JoaoRodrigues commented 9 years ago

Great! I had blamed it on the implementation (different language, different optimisations), but the differences were indeed specific for some atom types. That settles it then!

mittinatten commented 9 years ago

Btw, if you prefer working in Python the bindings are getting quite mature now. Enable them by configuring with --enable-python-binding. I have to admit I have very little Python experience, but they compile without hassle (using Cython) and pass all my tests. The function testCalc() in bindings/pyhton/test.py should illustrate the the simplest use cases. If this is useful for you I would be happy for any feedback.

JoaoRodrigues commented 9 years ago

I saw them, will use them if we change our code as well. As of now, it's a simple unique call so, quite an overkill to use the bindings. But I'm happy to go over the code as soon as I have some time.
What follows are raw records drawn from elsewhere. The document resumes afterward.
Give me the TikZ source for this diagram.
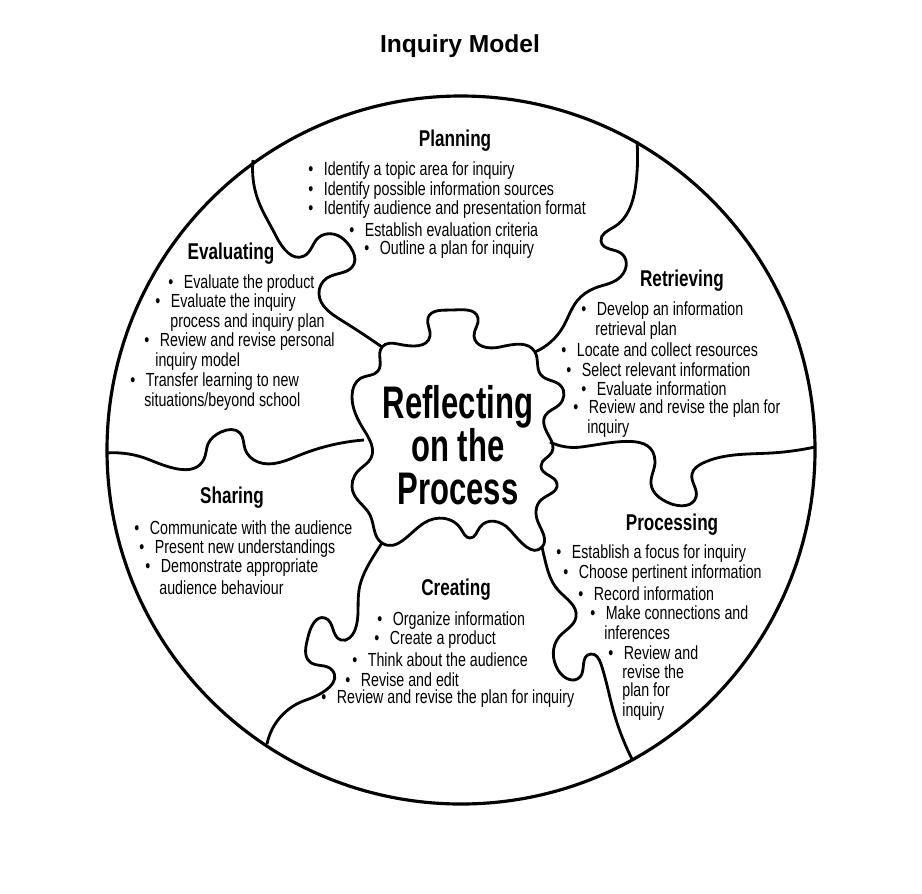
\documentclass[tikz,border=0pt]{standalone}
\usepackage{fontspec}
\setmainfont{Liberation Sans}
\newfontfamily\narrowfont[FakeStretch=0.75]{Liberation Sans}
\newfontfamily\bignarrow[FakeStretch=0.68]{Liberation Sans}
\usetikzlibrary{hobby}
\newcommand{\bul}{\textbullet\hspace{6pt}}
\tikzset{
	piece/.style={line width=1.6pt, black, use Hobby shortcut},
	item/.style={anchor=west, inner sep=0pt, font=\narrowfont\fontsize{10.8}{12}\selectfont},
	heading/.style={inner sep=0pt, font=\narrowfont\bfseries\fontsize{13}{14}\selectfont}
}
\begin{document}
\begin{tikzpicture}[x=0.02cm, y=-0.02cm]
		\useasboundingbox (0,0) rectangle (922,893);
		\node[font=\bfseries\fontsize{14}{16}\selectfont] (title) at (460,46) {Inquiry Model};
		\draw[line width=1.8pt] (461,450) circle[radius=354];
		% centre piece
		\draw[piece, closed] (382,347) .. (398,344) .. (430,336) .. (428,318) .. (452,310) .. (478,318) .. (474,336) .. (500,347) .. (535,352) .. (541,375) .. (561,386) .. (559,405) .. (545,416) .. (550,438) .. (552,452) .. (541,466) .. (557,484) .. (541,500) .. (538,522) .. (542,547) .. (510,530) .. (480,527) .. (470,538) .. (461,529) .. (424,523) .. (382,543) .. (370,515) .. (353,492) .. (358,471) .. (371,458) .. (364,430) .. (352,396) .. (361,378) .. (378,371);
		\node[font=\bignarrow\bfseries\fontsize{26}{24.5}\selectfont, align=center] (reflect) at (458,445) {Reflecting\\on the\\Process};
		% dividing lines
		\draw[piece] (253,160) .. (258,200) .. (276,236) .. (304,256) .. (318,238) .. (333,234) .. (351,248) .. (354,264) .. (327,278) .. (319,294) .. (341,320) .. (382,347);
		\draw[piece] (637,141) .. (636,183) .. (614,227) .. (601,241) .. (622,254) .. (618,279) .. (595,288) .. (577,301) .. (563,327) .. (535,352);
		\draw[piece] (106,453) .. (150,460) .. (204,459) .. (208,444) .. (221,432) .. (240,433) .. (245,449) .. (258,462) .. (300,455) .. (364,440);
		\draw[piece] (550,442) .. (581,447) .. (655,461) .. (651,484) .. (669,503) .. (696,497) .. (692,474) .. (703,463) .. (771,453) .. (815,447);
		\draw[piece] (542,547) .. (545,560) .. (558,590) .. (576,617) .. (559,637) .. (558,670) .. (580,677) .. (591,654) .. (601,664) .. (614,713) .. (632,759);
		\draw[piece] (382,543) .. (373,557) .. (359,590) .. (355,630) .. (341,640) .. (325,618) .. (308,637) .. (310,662) .. (332,670) .. (306,700) .. (267,744);
		% headings
		\foreach \x/\y/\t [count=\i] in {455/141/Planning, 231/254/Evaluating, 682/281/Retrieving, 232/498/Sharing, 672/525/Processing, 456/590/Creating}
			\node[heading] (h\i) at (\x,\y) {\t};
		% list items
		\foreach \x/\y/\t [count=\i] in {
			308/171/\bul Identify a topic area for inquiry,
			308/191/\bul Identify possible information sources,
			308/210/\bul Identify audience and presentation format,
			349/230/\bul Establish evaluation criteria,
			364/250/\bul Outline a plan for inquiry,
			168/284/\bul Evaluate the product,
			155/303/\bul Evaluate the inquiry,
			170/323/process and inquiry plan,
			144/342/\bul Review and revise personal,
			155/362/inquiry model,
			130/382/\bul Transfer learning to new,
			144/402/{situations/beyond school},
			581/311/\bul Develop an information,
			595/331/retrieval plan,
			561/350/\bul Locate and collect resources,
			566/370/\bul Select relevant information,
			581/389/\bul Evaluate information,
			573/409/\bul Review and revise the plan for,
			587/429/inquiry,
			134/528/\bul Communicate with the audience,
			139/549/\bul Present new understandings,
			145/568/\bul Demonstrate appropriate,
			159/588/audience behaviour,
			556/554/\bul Establish a focus for inquiry,
			563/574/\bul Choose pertinent information,
			578/594/\bul Record information,
			590/613/\bul Make connections and,
			604/633/inferences,
			608/653/\bul Review and,
			622/672/revise the,
			622/692/plan for,
			622/712/inquiry,
			377/621/\bul Organize information,
			374/640/\bul Create a product,
			352/660/\bul Think about the audience,
			345/680/\bul Revise and edit,
			321/699/\bul Review and revise the plan for inquiry}
			\node[item] (t\i) at (\x,\y) {\t};
	\end{tikzpicture}
\end{document}
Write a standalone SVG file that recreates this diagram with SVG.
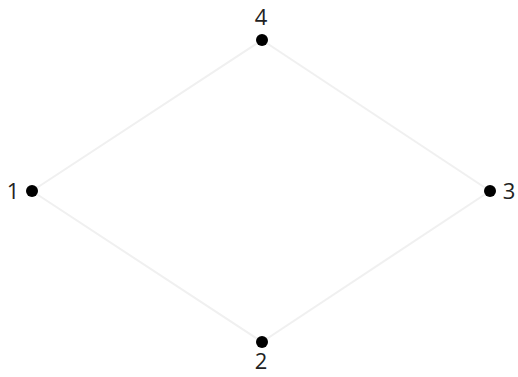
<svg xmlns="http://www.w3.org/2000/svg" width="518" height="377" viewBox="0 0 518 377">
<style>
.edge{stroke:#f0f0f0;stroke-width:2;fill:none}
.dot{fill:#000}
.lbl{font-family:"Open Sans","Liberation Sans",sans-serif;font-size:22px;fill:#222}
</style>
<rect width="518" height="377" fill="#fff"/>
<g id="connectors">
<line class="edge" x1="32" y1="191" x2="262" y2="40"/>
<line class="edge" x1="262" y1="40" x2="490" y2="191"/>
<line class="edge" x1="490" y1="191" x2="262" y2="342"/>
<line class="edge" x1="262" y1="342" x2="32" y2="191"/>
</g>
<g id="n1"><circle class="dot" cx="32" cy="191" r="6"/><text class="lbl" x="13" y="199" text-anchor="middle">1</text></g>
<g id="n4"><circle class="dot" cx="262" cy="40" r="6"/><text class="lbl" x="261" y="25" text-anchor="middle">4</text></g>
<g id="n3"><circle class="dot" cx="490" cy="191" r="6"/><text class="lbl" x="509" y="199" text-anchor="middle">3</text></g>
<g id="n2"><circle class="dot" cx="262" cy="342" r="6"/><text class="lbl" x="261" y="369" text-anchor="middle">2</text></g>
</svg>
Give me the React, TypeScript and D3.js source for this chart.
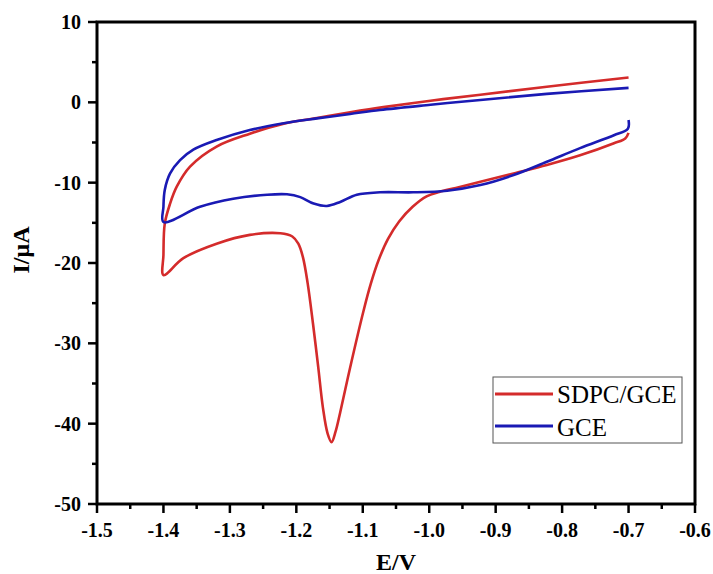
import React from "react";
import * as d3 from "d3";

const sdpcE = [-0.700, -0.705, -0.722, -0.773, -0.823, -0.873, -0.923, -0.960, -0.985, -1.004, -1.025, -1.045, -1.062, -1.076, -1.088, -1.099, -1.119, -1.134, -1.141, -1.147, -1.153, -1.160, -1.167, -1.175, -1.183, -1.190, -1.197, -1.206, -1.224, -1.270, -1.320, -1.370, -1.400, -1.400, -1.398, -1.390, -1.380, -1.360, -1.320, -1.270, -1.219, -1.169, -1.119, -1.069, -0.998, -0.923, -0.823, -0.700];
const sdpcI = [-3.8, -4.5, -5.1, -6.6, -7.8, -8.85, -9.9, -10.65, -11.15, -11.7, -13.0, -14.8, -17.0, -19.6, -22.6, -26.0, -33.0, -38.6, -41.0, -42.3, -41.2, -38.0, -33.0, -27.5, -22.5, -19.3, -17.6, -16.7, -16.3, -16.5, -17.6, -19.4, -21.5, -19.0, -15.1, -12.6, -10.5, -8.0, -5.5, -3.9, -2.65, -1.95, -1.25, -0.6, 0.2, 0.95, 1.95, 3.1];

const gceE = [-0.700, -0.701, -0.722, -0.773, -0.823, -0.873, -0.923, -0.973, -1.024, -1.074, -1.109, -1.134, -1.154, -1.174, -1.194, -1.214, -1.244, -1.295, -1.345, -1.400, -1.400, -1.398, -1.390, -1.375, -1.355, -1.320, -1.270, -1.219, -1.169, -1.119, -1.074, -0.998, -0.923, -0.823, -0.700];
const gceI = [-2.2, -3.3, -4.1, -5.7, -7.4, -9.05, -10.3, -11.0, -11.2, -11.2, -11.5, -12.4, -12.9, -12.6, -11.8, -11.45, -11.5, -12.0, -13.0, -14.9, -13.0, -10.9, -8.85, -7.2, -5.9, -4.7, -3.45, -2.6, -2.0, -1.45, -0.95, -0.3, 0.3, 1.05, 1.8];

const xTicks = [-1.5, -1.4, -1.3, -1.2, -1.1, -1.0, -0.9, -0.8, -0.7, -0.6];
const xTickLabels = ["-1.5", "-1.4", "-1.3", "-1.2", "-1.1", "-1.0", "-0.9", "-0.8", "-0.7", "-0.6"];
const yTicks = [10, 0, -10, -20, -30, -40, -50];
const yTickLabels = ["10", "0", "-10", "-20", "-30", "-40", "-50"];

const seriesNames = ["SDPC/GCE", "GCE"];
const seriesColors = ["#d42b2b", "#1a1ab4"];

export default function App() {
  const left = 97, right = 695, top = 22, bottom = 504;
  const x = d3.scaleLinear().domain([-1.5, -0.6]).range([left, right]);
  const y = d3.scaleLinear().domain([-50, 10]).range([bottom, top]);
  const line = d3
    .line<[number, number]>()
    .x((d) => x(d[0]))
    .y((d) => y(d[1]))
    .curve(d3.curveCatmullRom.alpha(0.5));

  const sdpc: [number, number][] = sdpcE.map((e, i) => [e, sdpcI[i]]);
  const gce: [number, number][] = gceE.map((e, i) => [e, gceI[i]]);

  const xMinor = d3.range(0, xTicks.length - 1).map((i) => (xTicks[i] + xTicks[i + 1]) / 2);
  const yMinor = d3.range(0, yTicks.length - 1).map((i) => (yTicks[i] + yTicks[i + 1]) / 2);

  const font = "'Liberation Serif', 'Times New Roman', serif";

  return (
    <svg width={713} height={574} style={{ position: "absolute", left: 0, top: 0, background: "#fff" }}>
      <rect x={0} y={0} width={713} height={574} fill="#fff" />
      <path d={line(sdpc) || ""} fill="none" stroke={seriesColors[0]} strokeWidth={2.6} strokeLinejoin="round" />
      <path d={line(gce) || ""} fill="none" stroke={seriesColors[1]} strokeWidth={2.6} strokeLinejoin="round" />

      <rect x={left} y={top} width={right - left} height={bottom - top} fill="none" stroke="#000" strokeWidth={3} />

      {xTicks.map((t, i) => (
        <g key={"xt" + i}>
          <line x1={x(t)} x2={x(t)} y1={bottom} y2={bottom + 9} stroke="#000" strokeWidth={2.5} />
          <text x={x(t)} y={537} textAnchor="middle" fontFamily={font} fontWeight="bold" fontSize={20}>
            {xTickLabels[i]}
          </text>
        </g>
      ))}
      {xMinor.map((t, i) => (
        <line key={"xm" + i} x1={x(t)} x2={x(t)} y1={bottom} y2={bottom + 5} stroke="#000" strokeWidth={2.5} />
      ))}
      {yTicks.map((t, i) => (
        <g key={"yt" + i}>
          <line x1={left - 9} x2={left} y1={y(t)} y2={y(t)} stroke="#000" strokeWidth={2.5} />
          <text x={81} y={y(t)} dy="0.35em" textAnchor="end" fontFamily={font} fontWeight="bold" fontSize={20}>
            {yTickLabels[i]}
          </text>
        </g>
      ))}
      {yMinor.map((t, i) => (
        <line key={"ym" + i} x1={left - 5} x2={left} y1={y(t)} y2={y(t)} stroke="#000" strokeWidth={2.5} />
      ))}

      <text x={396} y={570} textAnchor="middle" fontFamily={font} fontWeight="bold" fontSize={24}>
        E/V
      </text>
      <text
        transform="translate(29,250) rotate(-90)"
        textAnchor="middle"
        fontFamily={font}
        fontWeight="bold"
        fontSize={24}
      >
        I/μA
      </text>

      <rect x={493} y={377} width={189} height={66} fill="#fff" stroke="#555" strokeWidth={1} />
      {seriesNames.map((n, i) => (
        <g key={"lg" + i}>
          <line x1={495} x2={553} y1={394 + i * 32} y2={394 + i * 32} stroke={seriesColors[i]} strokeWidth={3} />
          <text x={557} y={403 + i * 33} fontFamily={font} fontSize={25}>
            {n}
          </text>
        </g>
      ))}
    </svg>
  );
}
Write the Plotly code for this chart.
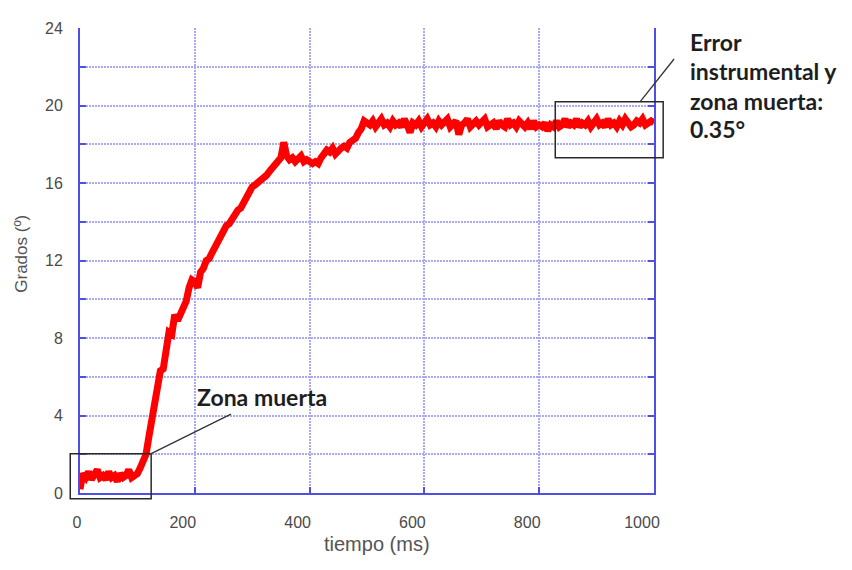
import plotly.graph_objects as go

# ---- data ----
paso_ms = 5
grados = [
    # 0 .. 100 ms
    0.2, 1.0, 0.8, 1.1, 0.7, 0.9, 1.2, 0.8, 0.9, 0.7, 1.1, 0.8, 0.9, 0.6, 1.0, 0.8, 0.9, 1.2, 0.8, 0.9, 1.0,
    # 105 .. 500 ms
    1.3, 1.6, 2.0, 2.9, 3.9, 4.6, 5.6, 6.3, 6.4, 7.5,
    8.3, 8.2, 9.2, 8.9, 9.3, 9.5, 9.9, 10.6, 11.0, 10.9,
    10.6, 11.4, 11.6, 12.0, 12.1, 12.4, 12.7, 12.8, 13.2, 13.5,
    13.8, 13.9, 14.2, 14.3, 14.6, 14.7, 15.0, 15.3, 15.4, 15.8,
    15.9, 16.0, 16.1, 16.2, 16.4, 16.6, 16.8, 16.9, 17.2, 17.3,
    18.1, 17.4, 17.2, 17.3, 17.1, 17.2, 17.4, 17.1, 17.2, 17.1,
    17.0, 17.1, 17.0, 17.3, 17.5, 17.7, 17.6, 17.8, 17.5, 17.7,
    17.8, 17.9, 17.8, 18.1, 18.2, 18.3, 18.6, 18.8, 19.2, 19.1,
    # 505 .. 1000 ms
    19.0, 19.2, 18.9, 19.1, 19.3, 19.0, 19.1, 18.9, 19.2, 19.0, 19.1, 18.9, 19.3, 19.0, 18.6, 19.1, 19.0, 19.2, 18.9, 19.1,
    19.3, 19.0, 19.1, 18.9, 19.2, 19.0, 19.1, 19.3, 18.9, 19.0, 19.2, 18.5, 19.0, 19.1, 19.3, 18.9, 19.0, 19.2, 19.0, 19.1,
    19.3, 18.9, 19.0, 19.1, 18.8, 19.2, 19.0, 18.9, 19.3, 19.0, 19.1, 18.9, 19.2, 19.0, 18.9, 19.1, 18.8, 19.2, 18.9, 19.0,
    18.9, 19.1, 18.7, 19.0, 18.9, 19.2, 18.9, 19.0, 19.3, 18.9, 19.1, 19.0, 19.3, 18.9, 19.1, 19.0, 19.2, 18.9, 19.1, 19.3,
    19.0, 19.1, 18.9, 19.3, 19.0, 19.1, 18.9, 19.2, 19.0, 19.3, 19.1, 18.9, 19.0, 19.2, 19.1, 19.3, 19.0, 19.1, 19.2, 19.1,
]
tiempo = [paso_ms * i for i in range(len(grados))]

x_ticks = [0, 200, 400, 600, 800, 1000]
x_tick_labels = ["\u2007\u20070", "200", "400", "600", "800", "1000"]
y_ticks = [0, 4, 8, 12, 16, 20, 24]
y_tick_labels = ["0", "4", "8", "12", "16", "20", "24"]
x_title = "tiempo (ms)"
y_title = "Grados (º)"

# annotation regions, in data units (ms, degrees)
caja_zona = dict(t0=-17, t1=124, g0=-0.3, g1=2.03)
guia_zona = dict(t0=124, g0=2.03, t1=263, g1=4.07)
caja_error = dict(t0=828, t1=1016, g0=17.3, g1=20.2)
guia_error = dict(t0=976, g0=20.2, t1=1035, g1=22.4)
texto_zona = dict(t=317, g=4.98, text="Zona muerta")
texto_error_t = 1059
texto_error_lineas = ["Error", "instrumental y", "zona muerta:", "0.35°"]
texto_error_g = [23.28, 21.76, 20.23, 18.81]
# axis-title anchor points, in data units
x_title_pos = dict(t=517, g=-2.65)
y_title_pos = dict(t=-101, g=12.35)

X_RANGE = [0, 1000]
Y_RANGE = [0, 24]

AXIS_BLUE = "#4f4fe4"
GRID_BLUE = "#aaaaf2"


def fx(t):
    return (t - X_RANGE[0]) / (X_RANGE[1] - X_RANGE[0])


def fy(g):
    return (g - Y_RANGE[0]) / (Y_RANGE[1] - Y_RANGE[0])


fig = go.Figure()
fig.add_trace(go.Scatter(
    x=tiempo, y=grados, mode="lines",
    line=dict(color="#ff0000", width=7),
    showlegend=False, hoverinfo="skip",
))

tick_font = dict(family="Liberation Sans, Arial, sans-serif", size=16, color="#4a4a4a")
title_font_family = "Liberation Sans, Arial, sans-serif"

# the page body adds an 8px offset; margins compensate for it
fig.update_layout(
    width=852, height=570,
    margin=dict(l=72, r=206, t=13, b=85),
    paper_bgcolor="white", plot_bgcolor="white",
    xaxis=dict(
        range=X_RANGE, tickvals=x_ticks, ticktext=x_tick_labels,
        showline=True, linecolor=AXIS_BLUE, linewidth=2, mirror=False,
        ticks="inside", ticklen=6, tickwidth=2, tickcolor=AXIS_BLUE,
        showgrid=True, gridcolor=GRID_BLUE, gridwidth=2, griddash="2px,1px",
        zeroline=False, tickfont=tick_font, ticklabelstandoff=14, ticklabelshift=-12,
    ),
    yaxis=dict(
        range=Y_RANGE, tickvals=y_ticks, ticktext=y_tick_labels,
        showline=True, linecolor=AXIS_BLUE, linewidth=2, mirror="ticks",
        ticks="inside", ticklen=6, tickwidth=2, tickcolor=AXIS_BLUE,
        showgrid=True, gridcolor=GRID_BLUE, gridwidth=2, griddash="2px,1px",
        minor=dict(dtick=2, showgrid=True, gridcolor=GRID_BLUE, gridwidth=2, griddash="2px,1px",
                   ticks="inside", ticklen=6, tickwidth=2, tickcolor=AXIS_BLUE),
        zeroline=False, tickfont=tick_font, ticklabelstandoff=12,
    ),
)

shapes = []
for c in (caja_zona, caja_error):
    shapes.append(dict(type="rect", xref="x domain", yref="y domain",
                       x0=fx(c["t0"]), x1=fx(c["t1"]), y0=fy(c["g0"]), y1=fy(c["g1"]),
                       line=dict(color="#2a2a2a", width=1.5), fillcolor="rgba(0,0,0,0)", layer="above"))
for g in (guia_zona, guia_error):
    shapes.append(dict(type="line", xref="x domain", yref="y domain",
                       x0=fx(g["t0"]), x1=fx(g["t1"]), y0=fy(g["g0"]), y1=fy(g["g1"]),
                       line=dict(color="#333333", width=1.3), layer="above"))
fig.update_layout(shapes=shapes)

ann_font = dict(family="Lato, Open Sans, sans-serif", size=23, color="#1e1e1e")
annotations = [dict(x=fx(texto_zona["t"]), y=fy(texto_zona["g"]), xref="x domain", yref="y domain",
                    text="<b>%s</b>" % texto_zona["text"], showarrow=False,
                    xanchor="center", yanchor="middle", font=ann_font)]
for linea, g in zip(texto_error_lineas, texto_error_g):
    annotations.append(dict(x=fx(texto_error_t), y=fy(g), xref="x domain", yref="y domain",
                            text="<b>%s</b>" % linea, showarrow=False,
                            xanchor="left", yanchor="middle", font=ann_font))
annotations.append(dict(x=fx(x_title_pos["t"]), y=fy(x_title_pos["g"]), xref="x domain", yref="y domain",
                        text=x_title, showarrow=False, xanchor="center", yanchor="middle",
                        font=dict(family=title_font_family, size=20, color="#555555")))
annotations.append(dict(x=fx(y_title_pos["t"]), y=fy(y_title_pos["g"]), xref="x domain", yref="y domain",
                        text=y_title, showarrow=False, xanchor="center", yanchor="middle", textangle=-90,
                        font=dict(family=title_font_family, size=17, color="#555555")))
fig.update_layout(annotations=annotations)

fig.write_html("out.html")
mittinatten commented 8 years ago

I have extended the file naccess.config to include nucleic acids, and exported the definitions to C code (using the script script/config2c.pl) so that

 $ freesasa -c share/naccess.config 1abc.pdb

will give the same output as

$ freesasa --radii=naccess 1abc.pdb

This means you don't have to keep track of the config-files, and additionally allowed me to add RSA output as an option. The command:

$ freesasa --radii=naccess --rsa-file=abc.rsa 1abc.pdb

will give an RSA-file very similar to that of NACCESS (run with the -b flag). (I did it this way because I need a way of making sure the radii correspond to the reference values used to calculate the REL columns in the RSA file).

JoaoRodrigues commented 8 years ago

@mittinatten That makes things much easier alright, thanks!